Saturday, 14 November 2009

Public Could Safely Swallow More Shit, Admit Nutritionalists

The guidelines recommending how much poorly-researched horseshit the public can safely be fed every day may have been underestimated by as much as a fifth, according to red-faced health fascists.

"For the last eighteen years we have been warning you that if you eat any of this and more than a spoonful of that, you will instantly become a disgusting gutbucket who deserves to lose all their friends, be rejected by their horrified families and mocked by total strangers, only to be held up to media ridicule when the crane comes to drag your flabby corpse from the lonely flat you hid in until you topped yourself in despair," admitted a hollow-cheeked living cadaver from the Pseudoscientific Nagging Committee on Nutrition.

"Now, as a result of some actual research we accidentally funded, it turns out our po-faced propaganda was slightly wide of the mark," he explained through gritted teeth. "You may actually be able to eat a cheeseburger a day and still achieve your tragic ambition of looking like some miserable celebrity clothes-horse off the telly."

"Fortunately, the vast majority of your airhead friends will miss or forget this soon-to-be-buried news item, so you will still be lambasted and shunned if you're caught shamelessly enjoying something tasty and filling," he pointed out, with a mirthless smile. "So our holy mission of making everyone feel thoroughly guilty just for sustaining their miserable lives is still on course."

"Meanwhile, be assured that we'll be compensating for any spontaneous outbreaks of public happiness by generating lots more scary stories about Omega-3 turning your child into a crack whore, or vitamins causing fatal multiple orifice evacuations during sex," he warned, adding: "Making those up is the bit I love most about this job."

Thursday, 11 September 2008

Eat Yourself Fitter

Schools Secretary Ed Balls has launched a programme aimed at tackling childhood obesity, in which schools will give out a cookbook to all 11-year-olds in England.

The Real Meals cookbook will include instructions on such kitchen skills as the right toaster setting for waffles, and how much milk to pour onto Coco Pops.

“As if we haven’t cluttered up the school curriculum with enough rubbish, teachers can now try to shoehorn cooking lessons for 11 to 14-year-olds into the timetable,” said Mr Balls. “Parents are useless oafs, and can’t be expected to pass on any skills or knowledge to their children. Jesus, we’ll be introducing potty training for year 10 students next.”

We showed copies of the cookbook to children at a local school. They told us that, although they couldn’t understand most of the words, the pictures made them feel quite peckish and could we spare a couple of pounds for a KFC bargain bucket, please?

Thursday, 14 August 2008

The Blob

A leading expert has claimed that the threat to Britain from obesity is as serious as the danger posed by terrorism.
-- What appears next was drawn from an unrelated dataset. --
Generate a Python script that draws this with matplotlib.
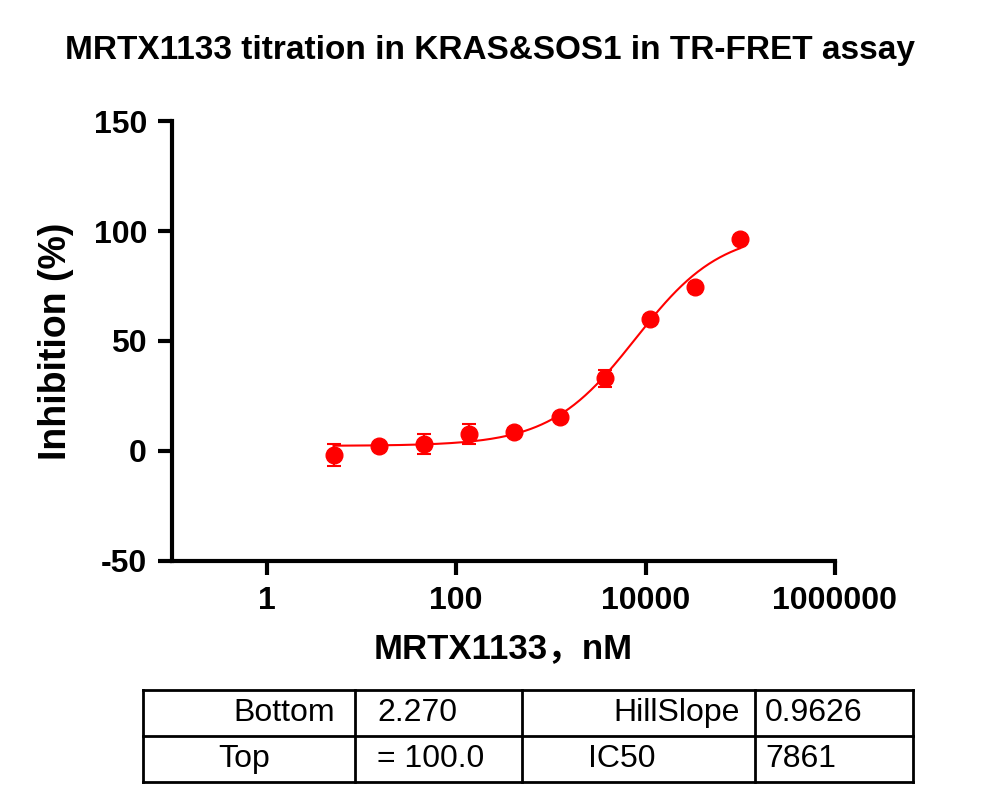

David Hunter, a professor in expertology at Crossroads University, said that since the 70s, successive governments had “tinkered round the edges” of the rising tidal wave of fat, which now threatened to overwhelm the NHS completely. He called on ministers to take “bold action” now.

“If you see a fat person waddling down the street toward you, be afraid,” he said. “Be very afraid.”

Police urged the public to remain calm in the podgy face of the fat threat, however.

“We are working to build wider cells in our police stations,” said Metropolitan Police Commissioner Sir Ian Blair. “Meanwhile, we urge the government to give us the tools to tackle this problem. Much as we’d like to, we can’t simply blast the streets of London clear of lard-arses. Bullets either stop before they reach vital organs, or simply bounce off, posing a hazard to innocent bystanders and, more importantly, our firearms officers. What we need is flamethrowers and napalm grenade launchers.”

Radical Islamic terrorists, meanwhile, are reported to be considering the launch of a terrifying wave of crisps, chocolate bars and delicious fried chicken wings on the streets of Britain.